Als Betreiber kann man allerdings mit dieser Einstellung sicher sein, dass der Fahrer kaum je in die Verlegenheit kommen wird, sich bei einer Kontrolle wegen ausschweifender Schwung-Orgien rechtfertigen zu müssen. Das kann man so machen, verschenkt aber in hügeliger bis bergiger Topographie viel Gratis-Momentum.
Ansonsten rollt der 560er trotz der noch geringen Kilometerleistung auf dem Tacho ausgesprochen gut. Und dabei kommt wieder der Overdrive ins Spiel. Eco Roll, also das freie Segeln, lässt Scania ja bei den Bau-Lkw weg. Macht aber nichts, weil das Rollverhalten im Overdrive fast ebenso gut ist. Und dabei verbraucht der Scania keinen Diesel. Anders als in Eco Roll, wo der Motor in Leerlaufdrehzahl ja stets eine kleine Menge Sprit konsumiert.
Die Bremsarbeit bergab überlassen Motor- und Getriebe-Elektronik zu praktisch hundert Prozent dem Retarder. In Gefällen, wo ohne Retarder der Zehnte oder gar der Neunte bemüht werden muss, um genügend Drehzahl für die Motorbremse zu bekommen, bleibt der 560 G XT gnadenlos im Direkten (Landstraße) oder im Overdrive (Autobahn) und hängt die Fuhre ausschließlich an den Retarder. Das funktioniert problemlos, vor allem aber sehr leise und geschmeidig.

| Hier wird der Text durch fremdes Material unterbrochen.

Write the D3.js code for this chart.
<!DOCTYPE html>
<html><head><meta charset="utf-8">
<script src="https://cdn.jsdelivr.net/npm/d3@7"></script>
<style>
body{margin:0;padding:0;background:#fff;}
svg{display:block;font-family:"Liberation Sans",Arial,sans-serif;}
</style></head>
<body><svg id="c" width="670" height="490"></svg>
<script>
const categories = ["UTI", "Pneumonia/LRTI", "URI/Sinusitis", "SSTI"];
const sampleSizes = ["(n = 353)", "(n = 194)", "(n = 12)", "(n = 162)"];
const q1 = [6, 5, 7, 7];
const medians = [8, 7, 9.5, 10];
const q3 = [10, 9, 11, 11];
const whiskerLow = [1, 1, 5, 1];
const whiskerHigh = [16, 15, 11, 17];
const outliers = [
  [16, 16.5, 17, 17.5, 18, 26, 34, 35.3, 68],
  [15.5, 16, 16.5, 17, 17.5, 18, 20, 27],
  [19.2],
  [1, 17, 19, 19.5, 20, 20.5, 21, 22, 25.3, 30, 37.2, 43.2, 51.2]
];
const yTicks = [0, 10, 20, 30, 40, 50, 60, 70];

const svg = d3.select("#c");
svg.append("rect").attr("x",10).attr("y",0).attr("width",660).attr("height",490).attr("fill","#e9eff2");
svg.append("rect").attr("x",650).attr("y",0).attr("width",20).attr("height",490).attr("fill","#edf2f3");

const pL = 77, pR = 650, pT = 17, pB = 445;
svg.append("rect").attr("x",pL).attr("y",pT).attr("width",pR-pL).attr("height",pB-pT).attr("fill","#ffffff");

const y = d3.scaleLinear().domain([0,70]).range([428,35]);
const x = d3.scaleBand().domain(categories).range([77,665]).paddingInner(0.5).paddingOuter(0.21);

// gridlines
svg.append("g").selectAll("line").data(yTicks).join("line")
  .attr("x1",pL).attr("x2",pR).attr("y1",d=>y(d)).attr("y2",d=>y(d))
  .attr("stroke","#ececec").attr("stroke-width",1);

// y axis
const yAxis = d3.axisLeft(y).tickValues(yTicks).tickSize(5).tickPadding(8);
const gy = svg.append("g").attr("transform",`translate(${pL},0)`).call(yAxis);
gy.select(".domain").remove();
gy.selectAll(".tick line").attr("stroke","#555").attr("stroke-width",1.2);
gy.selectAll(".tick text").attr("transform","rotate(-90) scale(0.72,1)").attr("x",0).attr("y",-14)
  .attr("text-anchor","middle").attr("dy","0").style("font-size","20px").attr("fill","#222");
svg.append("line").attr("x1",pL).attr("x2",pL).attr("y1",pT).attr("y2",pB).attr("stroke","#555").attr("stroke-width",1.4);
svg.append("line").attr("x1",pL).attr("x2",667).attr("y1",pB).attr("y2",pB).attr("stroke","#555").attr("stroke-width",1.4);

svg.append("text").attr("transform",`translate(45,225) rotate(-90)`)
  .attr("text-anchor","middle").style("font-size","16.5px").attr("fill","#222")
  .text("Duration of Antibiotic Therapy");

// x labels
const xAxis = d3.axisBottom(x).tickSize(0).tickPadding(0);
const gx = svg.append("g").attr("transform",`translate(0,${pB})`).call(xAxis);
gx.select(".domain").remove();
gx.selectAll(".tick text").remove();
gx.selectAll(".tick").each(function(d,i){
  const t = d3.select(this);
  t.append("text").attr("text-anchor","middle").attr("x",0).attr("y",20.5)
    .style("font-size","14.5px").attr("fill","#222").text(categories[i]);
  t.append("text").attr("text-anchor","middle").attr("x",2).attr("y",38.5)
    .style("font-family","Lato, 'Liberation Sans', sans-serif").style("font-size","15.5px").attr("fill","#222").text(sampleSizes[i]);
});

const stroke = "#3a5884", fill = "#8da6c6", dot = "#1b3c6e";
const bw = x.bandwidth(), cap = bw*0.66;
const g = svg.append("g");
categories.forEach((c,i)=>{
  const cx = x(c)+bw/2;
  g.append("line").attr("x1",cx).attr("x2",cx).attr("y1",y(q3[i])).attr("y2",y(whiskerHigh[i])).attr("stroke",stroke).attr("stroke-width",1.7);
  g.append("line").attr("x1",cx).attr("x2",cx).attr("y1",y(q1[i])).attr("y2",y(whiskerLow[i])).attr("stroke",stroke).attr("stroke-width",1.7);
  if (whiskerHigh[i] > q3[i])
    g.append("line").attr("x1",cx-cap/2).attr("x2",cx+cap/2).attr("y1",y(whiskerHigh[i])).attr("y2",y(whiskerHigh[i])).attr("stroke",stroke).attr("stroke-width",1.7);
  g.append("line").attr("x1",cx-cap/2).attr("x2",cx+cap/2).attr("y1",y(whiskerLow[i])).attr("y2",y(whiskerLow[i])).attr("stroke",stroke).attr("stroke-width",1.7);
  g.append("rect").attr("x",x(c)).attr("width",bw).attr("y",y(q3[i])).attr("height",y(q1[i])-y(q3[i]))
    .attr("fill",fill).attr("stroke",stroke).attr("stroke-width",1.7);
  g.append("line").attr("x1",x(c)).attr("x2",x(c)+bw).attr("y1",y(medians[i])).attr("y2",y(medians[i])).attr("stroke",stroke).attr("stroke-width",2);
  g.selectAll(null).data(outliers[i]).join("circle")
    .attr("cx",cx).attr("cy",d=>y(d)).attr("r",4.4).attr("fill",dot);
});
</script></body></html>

Vor allem auf der kurvigen Landstraße und im Kreisverkehr beunruhigt dieser Zug bei Richtungswechseln – und jetzt komme ich wieder auf die mit reichlich Spiel versehene Federführung an den Hinterachsen. Das Spiel in den Federlagern erlaubt dem gesamten Chassis samt Aufbau und je nach Heftigkeit des Richtungswechsels mit einem mehr oder weniger lauten Knall in die Federlager zu fallen. Und das hört man nicht nur, man spürt es auch, wenn der gesamte Aufbau in diese wenigen Millimeter Spiel quasi hineinfällt.
Erleichtert wird diese unerwünschte Relativbewegung zwischen Achskörper und Chassis durch die Achsaufhängung. Wo normalerweise V-förmig angeordnete Lenker zwischen Rahmen und Achsmitte einen Dreieckslenker bilden und damit auch seitliche Kräfte aufnehmen, fehlt bei diesem Scania eine solche aussteifende Konstruktion. Lediglich ein mittig zwischen Achse und Rahmen-Querträger sitzender Längslenker nimmt Kräfte in Längsrichtung auf. Querkräfte bei Kurvenfahrt finden hier keinen Widerstand, der Rahmen mäandert lautstark in den Federaufnahmen hin und her.
Leichtes Spiel also in jeder Hinsicht: Mit reichlich Leistung und Drehmoment hat der 560 G XT keine Mühe mit schwersten Lasten und empfiehlt sich auch wegen der weiten Gangspreizung als Zugpferd für den Baumaschinen-Tieflader. Das lautstarke Spiel der Seitenkräfte dürfte sich mit einer Dreieckslenker-Führung an der Hinterachse leicht in den Griff kriegen lassen. Ob man die Schwung-Kandare so hart anlegen muss, ist Ansichtssache: disziplinierte Dressur oder ungestümes Galoppieren – jede Gangart hat ihre Vor- und Nachteile.